I didn't know of Davies' history - except that he went to UCC and Queens and UofT - and that he was a wonderful storyteller. What's Bred in the Bone tells the story of Francis Cornish, beginning with his birth and childhood in Blairlogie. As I read on, I soon realized that Blairlogie was in fact Renfrew Ontario, my hometown... I didn't know how he had been able to describe my hometown so well, but I was knew it was Renfrew - physically, historically, economically and personally. I later learned that Davies had been able to draw such a devastatingly clear, ironic and satirical portrait of Renfrew, because he too grew up there. He attended the same public school as me (although we had proper plumbing by the time I went there) and attended the same church. The story is populated with Renfrew names... Cornish was the Anglican Minister, Froats - the Monument Maker - and so on. It is a wonderful story - and all the more so because Renfrew continues with much the same social system, which includes an annual "Lumber Baron Days," while ignoring the wonderful love letter from a homegrown son. Too Rich!
Davies always anchors his world in the primal instincts, the truths of human nature. You are never quite prepared for the surprising complexity of his characters or the fate that awaits them. The realistic evolution of Francis from troubled boyhood to artistic savant is really a modern version of David Copperfield, except the female characters are more fully dimensioned than Dickens could ever manage. And there is nothing of Dicken's stuffiness here. This is great literature with a Monty Python flair. No matter how you slice it a convincing argument can be made that during the last ten years of his life Davies was the greatest living novelist writing in English.
Back in 1985 I was discussing Tolkein with a friend of mine. She said, "Oh, you like dwarves? Well, I've got a book with a dwarf in it." Handed this book, I became, in less than an hour, a confirmed Robertson Davies fan. Here is a sense of history, of art, of magic, and of human peculiarities, lovingly portrayed. Davies is an artist with words; his powers of observation are impeccable; his interest in the world unbounded. I cannot say what the book is ABOUT, because that would detract from it. Suffice it to say that this is one of the finest works in the English Language, no matter what the Modern Library list had to say.
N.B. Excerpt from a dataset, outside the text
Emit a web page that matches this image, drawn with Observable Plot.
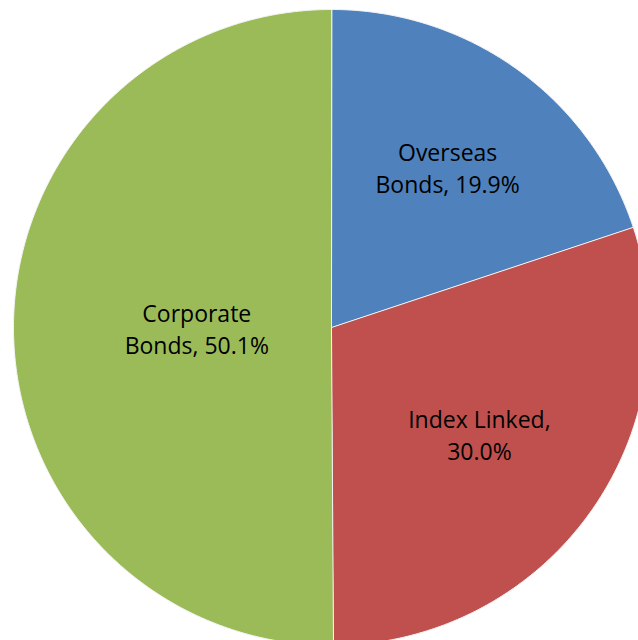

This is the first book by Davies I ever read, and it remains my favourite. As I found out later, it is the centrepiece of what came to be known as the Cornish trilogy. It is the story of Francis Cornish, a talented artist from provincial Canada who is recruited into the British secret service and participates in a major art forging operation intended to thwart the nazis. In the course of the process he finds and loses the love of his life, paints a medieval tryptich depicting the Marriage at Canaan that is also a representation of the major figures in his life (all of them very colourful), unmasks another forger after the war and ultimately has to give up his career as a "medieval painter" when his masterpiece is purchased by a Canadian museum on the assumption that it is genuine. Cornish's life is narrated by his daimon, a sort of "biographical angel", and has many more twists and turns than I can possibly describe here. The book is full of Davies' urbane wit and Jungian wisdom. It tails off a bit towards the end, but that is compensated in the "sequel" about his nephew Arthur and his patronage of the arts, "The Lyre of Orpheus". Highly recommended, but I suggest you start with the first part of this trilogy, "The Rebel Angels". Newcomers, beware: Davies' fiction is highly addictive.